AKP Grup Başkan Vekili Özlem Zengin çıplak aranma konusunda, önce “ben böyle bir şey olduğuna inanmıyorum” deyip, sonra zamanında şikâyet etmedi diye başka bir kadını onursuzluk ve ahlaksızlıkla suçladığı bir hikâye anlatmadı mı?

AKP İstanbul Milletvekili Rümeysa Kadar, belki kadınları suçlamadı, küçük görmedi… Ama ‘Kadına yönelik şiddet araştırılsın’ önergesine red oyu veren partisinin genç bir kadın neferi olarak Twitter’da “Kadına şiddete hayır dememiz gerekmeyene dek savaşacağım. Şiddet gören tek bir kadın kalmayana dek…” diye hikâye anlattı. Yine ‘lafla peynir gemisi yürütüyorlar’ hissi yaratmadı mı?

Dikkat edin! Çok yakın zamandan verdiğim bu üç örnek de kadınlar tarafından anlatılan hikâyeler. Siyaset uğruna eril dil kullanan kadınlar… Kadınların ölümünü küçümseyen, ‘Kadına şiddete hayır’ı mecliste söyleyemeyip ancak Twitter’dan yazabilen, hatta kadınlara hakaret eden kadınlar. Siyaset uğruna eril dil kullanan, ‘erkekleşmiş’ kadınlar.

Şimdi farkettim ki bu yazıyı yazmam için beni yüreklendiren sadece Jack Holland değilmiş. Mizojiniye varan söylemleriyle bu hanımefendilerin de önemli katkıları olmuş.

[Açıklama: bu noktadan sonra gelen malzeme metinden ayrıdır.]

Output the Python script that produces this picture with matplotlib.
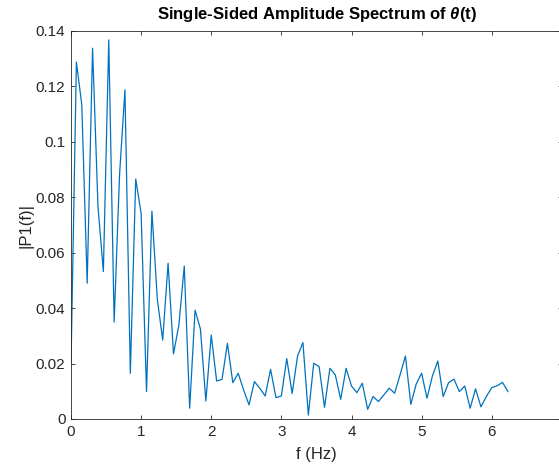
import numpy as np
import matplotlib
matplotlib.use("Agg")
import matplotlib.pyplot as plt

df = 0.0769
amp = [0.0195, 0.1288, 0.1134, 0.0490, 0.1338, 0.0767, 0.0532, 0.1368, 0.0350, 0.0881,
       0.1188, 0.0165, 0.0866, 0.0742, 0.0099, 0.0750, 0.0433, 0.0285, 0.0562, 0.0235,
       0.0339, 0.0552, 0.0039, 0.0393, 0.0324, 0.0065, 0.0303, 0.0137, 0.0143, 0.0273,
       0.0131, 0.0165, 0.0105, 0.0051, 0.0135, 0.0111, 0.0083, 0.0179, 0.0077, 0.0083,
       0.0218, 0.0092, 0.0227, 0.0276, 0.0014, 0.0201, 0.0189, 0.0042, 0.0183, 0.0159,
       0.0071, 0.0183, 0.0119, 0.0095, 0.0129, 0.0035, 0.0081, 0.0063, 0.0087, 0.0111,
       0.0093, 0.0159, 0.0227, 0.0053, 0.0126, 0.0165, 0.0075, 0.0155, 0.0209, 0.0081,
       0.0131, 0.0144, 0.0099, 0.0119, 0.0039, 0.0109, 0.0044, 0.0081, 0.0113, 0.0120,
       0.0132, 0.0099]
freq = np.arange(len(amp)) * df

xticks = [0, 1, 2, 3, 4, 5, 6, 7]
yticks = [0, 0.02, 0.04, 0.06, 0.08, 0.1, 0.12, 0.14]
ytick_labels = ["0", "0.02", "0.04", "0.06", "0.08", "0.1", "0.12", "0.14"]

plt.rcParams['font.family'] = ['Liberation Sans', 'DejaVu Sans']
plt.rcParams['mathtext.fontset'] = 'custom'
plt.rcParams['mathtext.it'] = 'Liberation Sans:italic:bold'
plt.rcParams['mathtext.rm'] = 'Liberation Sans:bold'

fig = plt.figure(figsize=(5.59, 4.70), dpi=100)
ax = fig.add_axes([71/559, 1 - 419/470, (562 - 71)/559, (419 - 31)/470])
ax.plot(freq, amp, color='#0072BD', lw=0.9)

ax.set_xlim(0, 7)
ax.set_ylim(0, 0.14)
ax.set_xticks(xticks)
ax.set_yticks(yticks)
ax.set_yticklabels(ytick_labels)
tc = '#262626'
ax.tick_params(direction='in', top=True, right=True, length=3, width=0.6,
               colors=tc, labelsize=11, pad=4)
for s in ax.spines.values():
    s.set_color(tc)
    s.set_linewidth(0.6)

ax.set_xlabel('f (Hz)', fontsize=12, color=tc, labelpad=6)
ax.set_ylabel('|P1(f)|', fontsize=12, color=tc, labelpad=2)
ax.set_title(r'Single-Sided Amplitude Spectrum of $\theta$(t)', fontsize=12,
             fontweight='bold', color='black', pad=9)

fig.savefig('out.png', dpi=100)
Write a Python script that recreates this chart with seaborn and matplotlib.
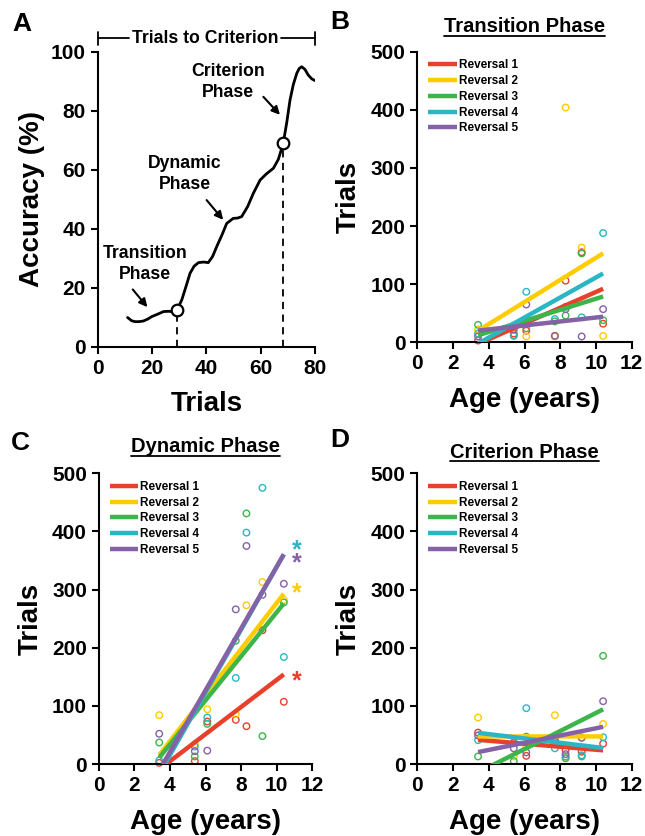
import numpy as np
import pandas as pd
import seaborn as sns
import matplotlib.pyplot as plt
from matplotlib.lines import Line2D

sns.set_style("ticks")
plt.rcParams['font.family'] = ['Liberation Sans', 'DejaVu Sans']
plt.rcParams['font.weight'] = 'bold'
plt.rcParams['axes.labelweight'] = 'bold'
plt.rcParams['text.color'] = 'black'
plt.rcParams['axes.labelcolor'] = 'black'
plt.rcParams['xtick.color'] = 'black'
plt.rcParams['ytick.color'] = 'black'

# ---- data ----
ages = [3.4, 5.4, 6.1, 7.7, 8.3, 9.2, 10.4]
reversals = ['Reversal 1', 'Reversal 2', 'Reversal 3', 'Reversal 4', 'Reversal 5']
colors = ['#E8402A', '#FFCC00', '#3DB54A', '#2BB6C4', '#8561A8']

transition_r1 = [3, 15, 20, 11, 106, 155, 32]
transition_r2 = [22, 27, 10, 10, 404, 163, 11]
transition_r3 = [30, 12, 24, 36, 46, 153, 38]
transition_r4 = [15, 11, 87, 40, 61, 43, 188]
transition_r5 = [10, 22, 65, 11, 57, 10, 57]

dynamic_r1 = [2, 5, 73, 76, 65, 230, 107]
dynamic_r2 = [84, 34, 94, 86, 273, 313, 282]
dynamic_r3 = [37, 13, 69, 212, 431, 48, 278]
dynamic_r4 = [6, 30, 80, 148, 398, 475, 184]
dynamic_r5 = [52, 22, 23, 266, 375, 291, 310]

criterion_r1 = [54, 36, 14, 38, 24, 21, 35]
criterion_r2 = [80, 13, 30, 84, 10, 46, 69]
criterion_r3 = [13, 5, 47, 38, 10, 13, 186]
criterion_r4 = [41, 38, 96, 27, 13, 15, 46]
criterion_r5 = [49, 27, 20, 43, 17, 45, 108]

# significance stars in dynamic phase (reversal index, y position)
star_rev = [3, 4, 1, 0]
star_y = [367, 345, 294, 143]

# schematic learning curve for panel A
curve_trials = [11.0, 12.5, 13.7, 15.2, 16.8, 18.5, 19.9, 22.0, 24.2, 26.0, 27.2, 29.3,
                31.0, 32.1, 34.0, 35.5, 37.1, 39.0, 40.7, 42.3, 43.8, 45.8, 47.5, 49.9,
                51.5, 53.0, 55.2, 57.3, 59.8, 62.0, 64.7, 66.5, 68.3, 69.6, 70.8, 72.0,
                73.3, 74.2, 75.1, 76.3, 77.5, 78.8, 80.0]
curve_acc = [9.9, 8.8, 8.5, 8.5, 8.7, 9.4, 10.2, 11.0, 11.9, 12.0, 11.9, 12.5,
             16.0, 19.2, 24.9, 27.3, 28.5, 28.7, 28.5, 30.6, 33.9, 38.0, 41.8, 43.5,
             43.6, 44.1, 47.5, 52.0, 56.5, 58.5, 60.5, 63.5, 68.9, 76.0, 83.6, 88.8,
             92.7, 94.3, 94.9, 94.0, 92.1, 90.8, 90.2]
phase_points_x = [29.3, 68.3]
phase_points_y = [12.5, 68.9]

phase_labels = ['Transition\nPhase', 'Dynamic\nPhase', 'Criterion\nPhase']
phase_label_xy = [(17.4, 28.0), (32.1, 58.5), (48.1, 89.7)]
arrow_tails = [(12.9, 19.4), (40.1, 49.7), (61.0, 84.7)]
arrow_heads = [(18.3, 13.4), (46.2, 43.0), (67.1, 78.6)]

panels = {
    'Transition Phase': [transition_r1, transition_r2, transition_r3, transition_r4, transition_r5],
    'Dynamic Phase': [dynamic_r1, dynamic_r2, dynamic_r3, dynamic_r4, dynamic_r5],
    'Criterion Phase': [criterion_r1, criterion_r2, criterion_r3, criterion_r4, criterion_r5],
}

W, H = 645, 836
fig = plt.figure(figsize=(W / 100, H / 100), dpi=100)


def px_axes(l, t, r, b):
    return fig.add_axes([l / W, 1 - b / H, (r - l) / W, (b - t) / H])


axA = px_axes(97.7, 51.7, 315, 346.7)
axB = px_axes(417.3, 51.7, 631.7, 342.3)
axC = px_axes(98.7, 473.3, 312.3, 764)
axD = px_axes(417.3, 473.3, 631.7, 764)

tick_fs = 15
label_fs = 20


def style_axis(ax):
    sns.despine(ax=ax)
    for s in ['left', 'bottom']:
        ax.spines[s].set_linewidth(1.5)
        ax.spines[s].set_color('black')
    ax.tick_params(direction='out', length=5, width=1.5, labelsize=tick_fs, colors='black')
    for lab in ax.get_xticklabels() + ax.get_yticklabels():
        lab.set_fontweight('bold')


# ---- panel A ----
sns.lineplot(x=curve_trials, y=curve_acc, ax=axA, color='black', lw=2, sort=False)
for px_, py_ in zip(phase_points_x, phase_points_y):
    axA.plot([px_, px_], [0, py_], ls=(0, (4, 3)), color='black', lw=1.3, zorder=2)
axA.scatter(phase_points_x, phase_points_y, s=70, facecolors='white', edgecolors='black',
            linewidths=1.6, zorder=4, clip_on=False)
axA.set_xlim(0, 80)
axA.set_ylim(0, 100)
axA.set_xticks([0, 20, 40, 60, 80])
axA.set_yticks([0, 20, 40, 60, 80, 100])
axA.set_xlabel('Trials', fontsize=label_fs, fontweight='bold', labelpad=10)
axA.set_ylabel('Accuracy (%)', fontsize=label_fs, fontweight='bold', labelpad=4)
style_axis(axA)

ann_fs = 12.7
for lab, xy in zip(phase_labels, phase_label_xy):
    axA.text(xy[0], xy[1], lab, ha='center', va='center', fontsize=ann_fs,
             fontweight='bold', linespacing=1.25)
for tail, head in zip(arrow_tails, arrow_heads):
    axA.annotate('', xy=head, xytext=tail,
                 arrowprops=dict(arrowstyle='-|>', color='black', lw=1.5, mutation_scale=12,
                                 shrinkA=0, shrinkB=0))

# bracket for "Trials to Criterion"
yb = 104.5
axA.plot([0, 11.5], [yb, yb], color='black', lw=1.3, clip_on=False)
axA.plot([67.5, 80], [yb, yb], color='black', lw=1.3, clip_on=False)
axA.plot([0, 0], [yb - 2.3, yb + 2.3], color='black', lw=1.3, clip_on=False)
axA.plot([80, 80], [yb - 2.3, yb + 2.3], color='black', lw=1.3, clip_on=False)
axA.text(39.5, yb, 'Trials to Criterion', ha='center', va='center', fontsize=ann_fs,
         fontweight='bold')

# ---- panels B, C, D ----
titles = []
title_pads = [14, 15, 11]
for ax, (title, series), pad in zip([axB, axC, axD], panels.items(), title_pads):
    for vals, c in zip(series, colors):
        sns.scatterplot(x=ages, y=vals, ax=ax, s=22, facecolor='none', edgecolor=c,
                        linewidth=1.0, zorder=2, clip_on=False)
    for vals, c, lab in zip(series, colors, reversals):
        sns.regplot(x=ages, y=vals, ax=ax, ci=None, scatter=False, color=c, label=lab,
                    truncate=True, line_kws=dict(lw=3.2, solid_capstyle='butt', zorder=3))
    ax.set_xlim(0, 12)
    ax.set_ylim(0, 500)
    ax.set_xticks(range(0, 13, 2))
    ax.set_yticks(range(0, 501, 100))
    ax.set_xlabel('Age (years)', fontsize=label_fs, fontweight='bold', labelpad=10)
    ax.set_ylabel('Trials', fontsize=label_fs, fontweight='bold', labelpad=6)
    style_axis(ax)
    leg = ax.legend(loc='upper left', bbox_to_anchor=(0.03, 0.99), frameon=False,
                    prop=dict(size=8.5, weight='bold'), handlelength=2.4, handletextpad=0.15,
                    labelspacing=0.32, borderaxespad=0)
    for h in leg.legend_handles:
        h.set_linewidth(3.2)
    titles.append(ax.set_title(title, fontsize=14.5, fontweight='bold', pad=pad))

for ri, sy in zip(star_rev, star_y):
    axC.text(11.15, sy, '*', color=colors[ri], fontsize=18, fontweight='bold',
             ha='center', va='center', clip_on=False)

# panel letters
for lab, x, y in [('A', 22, 24), ('B', 340, 22), ('C', 20, 443), ('D', 340, 440)]:
    fig.text(x / W, 1 - y / H, lab, fontsize=19, fontweight='bold', ha='center', va='center')

# underline the panel titles
fig.canvas.draw()
renderer = fig.canvas.get_renderer()
for t in titles:
    bb = t.get_window_extent(renderer)
    yline = bb.y0 + 1
    fig.add_artist(Line2D([bb.x0 / W, bb.x1 / W], [yline / H - 0.0005, yline / H - 0.0005],
                          color='black', lw=1.3, transform=fig.transFigure))

fig.savefig('out.png', dpi=100)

Evet, mizojini ve kadına şiddet kavramlarını tartışmak, bunlara karşı mücadele etmek esas olarak kadınların hakkı. Ama bu kavramları yok etmek de erkeklerin sorumluluğu. Jack Holland’ın da dediği gibi mizojiniyi biz doğurduk, biz büyüttük. Biz erkekler dolduruyoruz bu rezilliğin içini, bizim dilimiz yaşatıyor bu kavramı.

Pandora’yı, Lilith’i, Havva’yı ve benzerlerini eril bir dilden dinledik bugüne kadar. O zaman bu hikâyelerin yarattığı erkek egemen dünyayla savaşmak kadınlara, onun ipini çekmek de bize düşer.